Challenge: Pull every "React" line out of the data below.

Data provided:
++++++
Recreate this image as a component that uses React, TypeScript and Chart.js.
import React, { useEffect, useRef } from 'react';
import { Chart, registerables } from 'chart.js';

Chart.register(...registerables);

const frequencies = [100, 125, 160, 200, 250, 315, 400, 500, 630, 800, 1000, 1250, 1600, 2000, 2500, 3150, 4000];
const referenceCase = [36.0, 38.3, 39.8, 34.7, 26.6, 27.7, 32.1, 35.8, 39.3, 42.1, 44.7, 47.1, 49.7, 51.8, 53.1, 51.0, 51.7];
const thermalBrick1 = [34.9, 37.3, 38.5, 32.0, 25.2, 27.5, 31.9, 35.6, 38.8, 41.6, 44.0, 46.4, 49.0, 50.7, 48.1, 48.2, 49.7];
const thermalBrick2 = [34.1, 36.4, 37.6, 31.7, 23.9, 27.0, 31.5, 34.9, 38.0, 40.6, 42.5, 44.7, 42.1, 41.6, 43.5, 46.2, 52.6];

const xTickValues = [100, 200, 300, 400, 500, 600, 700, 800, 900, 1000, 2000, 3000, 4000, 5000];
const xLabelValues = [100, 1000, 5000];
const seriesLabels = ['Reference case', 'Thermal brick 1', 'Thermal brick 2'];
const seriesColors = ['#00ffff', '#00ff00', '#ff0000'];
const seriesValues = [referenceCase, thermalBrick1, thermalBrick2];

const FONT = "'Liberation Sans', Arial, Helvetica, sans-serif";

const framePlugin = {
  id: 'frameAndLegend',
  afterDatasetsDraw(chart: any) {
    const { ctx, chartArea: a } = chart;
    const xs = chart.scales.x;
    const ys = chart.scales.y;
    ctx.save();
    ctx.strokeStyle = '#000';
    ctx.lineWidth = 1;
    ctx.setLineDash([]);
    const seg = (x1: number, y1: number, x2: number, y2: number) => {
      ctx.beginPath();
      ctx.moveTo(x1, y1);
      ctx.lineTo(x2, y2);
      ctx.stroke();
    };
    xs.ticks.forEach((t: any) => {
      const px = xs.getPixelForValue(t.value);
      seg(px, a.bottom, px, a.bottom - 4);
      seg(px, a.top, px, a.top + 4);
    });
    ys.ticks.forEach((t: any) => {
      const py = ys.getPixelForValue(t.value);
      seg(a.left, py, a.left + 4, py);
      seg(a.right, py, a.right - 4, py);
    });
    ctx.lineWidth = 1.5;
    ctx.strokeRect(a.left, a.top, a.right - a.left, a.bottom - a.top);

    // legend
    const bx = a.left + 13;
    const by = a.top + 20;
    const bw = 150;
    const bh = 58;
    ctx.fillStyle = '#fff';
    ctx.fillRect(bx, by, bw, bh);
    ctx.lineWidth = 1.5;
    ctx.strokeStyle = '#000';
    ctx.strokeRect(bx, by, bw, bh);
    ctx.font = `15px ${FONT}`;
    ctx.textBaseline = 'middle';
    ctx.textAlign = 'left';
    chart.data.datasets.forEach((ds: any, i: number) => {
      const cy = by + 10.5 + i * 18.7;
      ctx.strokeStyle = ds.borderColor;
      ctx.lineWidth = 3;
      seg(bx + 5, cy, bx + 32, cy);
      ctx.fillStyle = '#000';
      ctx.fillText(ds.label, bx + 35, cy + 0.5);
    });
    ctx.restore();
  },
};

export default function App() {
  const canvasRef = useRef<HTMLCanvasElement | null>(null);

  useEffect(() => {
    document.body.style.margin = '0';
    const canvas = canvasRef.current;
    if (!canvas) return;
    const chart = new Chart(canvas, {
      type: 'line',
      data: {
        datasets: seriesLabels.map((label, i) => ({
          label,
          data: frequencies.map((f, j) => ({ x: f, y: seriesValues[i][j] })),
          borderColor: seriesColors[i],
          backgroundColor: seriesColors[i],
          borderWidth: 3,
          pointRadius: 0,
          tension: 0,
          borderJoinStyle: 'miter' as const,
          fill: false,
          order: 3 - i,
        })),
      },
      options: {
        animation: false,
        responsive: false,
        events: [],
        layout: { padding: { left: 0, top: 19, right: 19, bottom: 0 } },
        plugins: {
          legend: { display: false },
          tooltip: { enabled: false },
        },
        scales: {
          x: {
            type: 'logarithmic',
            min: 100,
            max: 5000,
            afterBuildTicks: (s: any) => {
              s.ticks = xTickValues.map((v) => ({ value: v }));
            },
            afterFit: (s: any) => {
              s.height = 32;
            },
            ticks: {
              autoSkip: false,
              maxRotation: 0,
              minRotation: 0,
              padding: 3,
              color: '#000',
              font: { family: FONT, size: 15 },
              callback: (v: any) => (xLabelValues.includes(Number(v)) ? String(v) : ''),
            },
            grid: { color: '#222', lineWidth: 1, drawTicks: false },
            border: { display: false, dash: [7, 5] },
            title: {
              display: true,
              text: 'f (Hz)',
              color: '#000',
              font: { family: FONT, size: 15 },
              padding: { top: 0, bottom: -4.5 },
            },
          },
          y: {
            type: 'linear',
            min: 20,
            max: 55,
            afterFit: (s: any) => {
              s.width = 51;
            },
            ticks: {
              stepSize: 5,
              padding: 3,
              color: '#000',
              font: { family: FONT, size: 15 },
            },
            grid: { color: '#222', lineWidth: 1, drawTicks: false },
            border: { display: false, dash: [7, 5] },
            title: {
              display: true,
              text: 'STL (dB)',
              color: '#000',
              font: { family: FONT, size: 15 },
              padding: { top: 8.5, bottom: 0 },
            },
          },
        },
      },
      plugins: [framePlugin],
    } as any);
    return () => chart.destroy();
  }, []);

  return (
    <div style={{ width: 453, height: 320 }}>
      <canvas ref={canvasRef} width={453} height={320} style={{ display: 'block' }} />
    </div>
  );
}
++++++
Correct response:
Recreate this image as a component that uses React, TypeScript and Chart.js.
import React, { useEffect, useRef } from 'react';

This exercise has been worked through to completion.